Contentieux de l’urbanismeDroit de l'urbanisme

Recevabilité d’une action en tierce opposition – Notion de droit lésé – Certificat d’urbanisme – Constructibilité d’une parcelle affectée par l’annulation d’un PLU

Par un arrêt du 27 septembre 2022, le Conseil d’État a retenu que la détention d’un certificat d’urbanisme ne suffit pas à rendre recevable une action en tierce opposition contre l’annulation d’un PLU entrainant l’inconstructibilité d’une parcelle.

L’article R. 832-1 du code de justice administrative prévoit que :

« Toute personne peut former tierce opposition à une décision juridictionnelle qui préjudicie à ses droits, dès lors que ni elle ni ceux qu’elle représente n’ont été présents ou régulièrement appelés dans l’instance ayant abouti à cette décision. »

Au cas d’espèce, la requérante était propriétaire d’une parcelle qui était initialement et intégralement classée en zone inconstructible par le plan d’occupation des sols.  Par une délibération du 15 décembre 2016, le conseil municipal a approuvé le plan local d’urbanisme de la commune (ci-après PLU) qui classe désormais, en partie, la parcelle cadastrée susvisée en zone constructible Uc.

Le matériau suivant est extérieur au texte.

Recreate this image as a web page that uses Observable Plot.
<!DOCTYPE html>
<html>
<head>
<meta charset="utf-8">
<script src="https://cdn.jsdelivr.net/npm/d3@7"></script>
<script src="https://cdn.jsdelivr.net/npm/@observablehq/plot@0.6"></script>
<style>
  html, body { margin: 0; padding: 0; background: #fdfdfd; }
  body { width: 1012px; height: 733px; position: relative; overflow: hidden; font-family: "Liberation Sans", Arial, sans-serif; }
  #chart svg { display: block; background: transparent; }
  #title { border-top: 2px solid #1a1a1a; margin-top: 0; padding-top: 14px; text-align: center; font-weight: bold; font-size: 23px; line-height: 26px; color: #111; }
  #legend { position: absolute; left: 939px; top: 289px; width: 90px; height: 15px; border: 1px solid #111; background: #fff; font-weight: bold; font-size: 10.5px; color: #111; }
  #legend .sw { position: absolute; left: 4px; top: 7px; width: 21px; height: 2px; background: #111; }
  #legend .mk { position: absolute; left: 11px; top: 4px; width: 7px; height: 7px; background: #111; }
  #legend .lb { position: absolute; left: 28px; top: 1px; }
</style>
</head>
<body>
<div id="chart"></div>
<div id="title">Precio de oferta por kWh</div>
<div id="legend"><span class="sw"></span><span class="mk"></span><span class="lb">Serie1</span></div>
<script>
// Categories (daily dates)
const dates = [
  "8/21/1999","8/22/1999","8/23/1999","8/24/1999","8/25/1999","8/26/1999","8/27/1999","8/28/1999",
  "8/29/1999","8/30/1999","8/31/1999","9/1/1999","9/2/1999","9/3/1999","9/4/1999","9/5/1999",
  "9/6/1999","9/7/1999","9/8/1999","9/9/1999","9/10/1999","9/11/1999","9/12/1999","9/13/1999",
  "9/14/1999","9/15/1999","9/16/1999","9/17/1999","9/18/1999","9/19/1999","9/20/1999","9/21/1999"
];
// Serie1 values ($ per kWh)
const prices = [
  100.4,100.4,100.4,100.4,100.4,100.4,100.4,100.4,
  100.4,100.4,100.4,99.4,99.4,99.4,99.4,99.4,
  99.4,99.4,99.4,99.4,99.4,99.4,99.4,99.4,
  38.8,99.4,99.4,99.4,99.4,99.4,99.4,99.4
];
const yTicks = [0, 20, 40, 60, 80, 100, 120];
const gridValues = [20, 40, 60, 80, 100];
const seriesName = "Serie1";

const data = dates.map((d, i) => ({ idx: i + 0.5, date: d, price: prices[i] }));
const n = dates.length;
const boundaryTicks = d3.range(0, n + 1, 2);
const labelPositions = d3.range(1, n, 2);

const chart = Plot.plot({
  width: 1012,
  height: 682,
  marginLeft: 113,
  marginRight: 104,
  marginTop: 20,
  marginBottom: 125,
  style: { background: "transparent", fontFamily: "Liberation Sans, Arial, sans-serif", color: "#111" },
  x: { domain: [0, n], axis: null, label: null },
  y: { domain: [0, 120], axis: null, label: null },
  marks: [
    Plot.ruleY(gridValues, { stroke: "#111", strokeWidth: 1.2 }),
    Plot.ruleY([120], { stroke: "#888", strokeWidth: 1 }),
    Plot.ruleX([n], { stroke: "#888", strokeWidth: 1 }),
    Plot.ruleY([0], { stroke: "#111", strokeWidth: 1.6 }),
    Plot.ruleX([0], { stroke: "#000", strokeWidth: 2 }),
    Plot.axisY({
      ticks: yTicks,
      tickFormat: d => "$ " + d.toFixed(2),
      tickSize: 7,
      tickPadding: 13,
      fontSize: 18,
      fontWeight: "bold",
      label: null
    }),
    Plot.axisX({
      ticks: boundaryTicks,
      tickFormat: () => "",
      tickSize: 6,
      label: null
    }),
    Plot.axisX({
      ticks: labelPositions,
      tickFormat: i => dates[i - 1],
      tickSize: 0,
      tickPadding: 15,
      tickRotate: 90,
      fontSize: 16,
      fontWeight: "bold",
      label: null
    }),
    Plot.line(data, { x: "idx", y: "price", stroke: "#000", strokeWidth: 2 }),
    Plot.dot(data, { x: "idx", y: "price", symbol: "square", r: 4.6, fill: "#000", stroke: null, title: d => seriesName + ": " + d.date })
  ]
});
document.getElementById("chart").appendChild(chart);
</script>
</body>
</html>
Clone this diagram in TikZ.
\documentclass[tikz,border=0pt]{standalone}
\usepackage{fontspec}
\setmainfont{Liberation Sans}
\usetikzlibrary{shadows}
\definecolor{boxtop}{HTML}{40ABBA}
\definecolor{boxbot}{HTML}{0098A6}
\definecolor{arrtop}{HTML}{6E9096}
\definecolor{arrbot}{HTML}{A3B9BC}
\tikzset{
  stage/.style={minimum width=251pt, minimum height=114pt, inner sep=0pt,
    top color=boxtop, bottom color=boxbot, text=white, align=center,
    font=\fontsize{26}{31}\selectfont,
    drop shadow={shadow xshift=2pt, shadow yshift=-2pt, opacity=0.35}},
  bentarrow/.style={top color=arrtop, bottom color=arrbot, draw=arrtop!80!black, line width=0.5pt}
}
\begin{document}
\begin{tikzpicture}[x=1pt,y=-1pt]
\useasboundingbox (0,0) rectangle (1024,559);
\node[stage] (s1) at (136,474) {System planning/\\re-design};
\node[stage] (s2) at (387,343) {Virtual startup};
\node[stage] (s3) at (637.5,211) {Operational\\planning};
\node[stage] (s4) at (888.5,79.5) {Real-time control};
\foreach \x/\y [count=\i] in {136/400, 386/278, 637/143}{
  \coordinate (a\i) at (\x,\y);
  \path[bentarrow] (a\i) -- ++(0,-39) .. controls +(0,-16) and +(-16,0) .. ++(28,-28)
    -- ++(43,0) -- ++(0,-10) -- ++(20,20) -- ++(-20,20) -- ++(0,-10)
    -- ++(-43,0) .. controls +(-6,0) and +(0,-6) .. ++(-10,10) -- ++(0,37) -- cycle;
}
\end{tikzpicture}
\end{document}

La requérante a alors obtenu un certificat d’urbanisme dit « opérationnel », délivré le 17 février 2017 et aux termes duquel le terrain pouvait être utilisé pour la construction d’une maison d’habitation.

Toutefois, par un jugement du 21 juin 2018 du tribunal administratif de Grenoble, la délibération approuvant le PLU a été annulée notamment en ce qu’il procédait à ce classement. La requérante a donc formé une action en tierce opposition à l’encontre de ce jugement dont elle n’était pas partie à l’instance. Cette action en tierce opposition a été rejetée car jugée irrecevable par un jugement du 11 juillet 2019 du même tribunal administratif, confirmé par un arrêt de la cour administrative d’appel de Lyon du 26 janvier 2022.

Dans le présent arrêt, le Conseil d’État a retenu que :

« 4. Le propriétaire de parcelles que l’annulation pour excès de pouvoir des dispositions d’un plan local de l’urbanisme aurait pour effet de rendre inconstructibles ne justifie pas, en cette seule qualité, d’un droit auquel cette décision juridictionnelle aurait préjudicié, le rendant recevable à former tierce opposition à cette décision. Il en va ainsi alors même qu’il serait titulaire d’un certificat d’urbanisme délivré en vertu des dispositions citées ci-dessus de l’article L. 410-1 du code de l’urbanisme, lequel, s’il lui confère le droit de voir sa demande de permis de construire, déposée durant les dix-huit mois qui suivent, examinée au regard des dispositions d’urbanisme applicables à la date de ce certificat, à la seule exception de celles qui ont pour objet la préservation de la sécurité ou de la salubrité publique, ne lui donne pas un droit à construire suffisamment caractérisé pour le rendre recevable à former tierce opposition à une telle décision d’annulation. »

Le Conseil d’État a suivi le sens des conclusions du rapporteur public, Monsieur Philippe Ranquet, selon lesquelles :

« le champ des bénéficiaires du règlement annulé ne s’étend pas indifféremment à tous les titulaires de PC : il y faut aussi ces « circonstances particulières », telles que dans ce cas un lien plus étroit entre l’objet de l’acte annulé et le projet de construction

Il est pourtant question d’un véritable droit à construire, ce que le droit tiré du certificat d’urbanisme ne peut prétendre être : contrairement à ce que qu’affirme le pourvoi, si la délivrance du certificat cristallise un droit, c’est celui à l’application d’une certaine réglementation, mais pas le droit à construire proprement dit, qui n’est pas encore assez caractérisé en l’absence d’autorisation. Or il ne nous paraît pas raisonnablement possible, par la voie de la tierce opposition, de protéger davantage le droit ainsi conféré par le certificat d’urbanisme que le droit à construire lui-même.

(…) Si vous nous suivez, vous estimerez donc que la CAA n’a pas commis d’erreur de droit, ni d’erreur de qualification juridique, en jugeant que Mme T… ne pouvait se prévaloir, pour former tierce opposition, du certificat d’urbanisme, et n’aurait été recevable dans sa tierce opposition qu’en présence  « d’une situation particulière liée à une autorisation d’urbanisme ».

CE, 2ème – 7ème chambres réunies, 27 septembre 2022, n° 451013, Tab. Leb.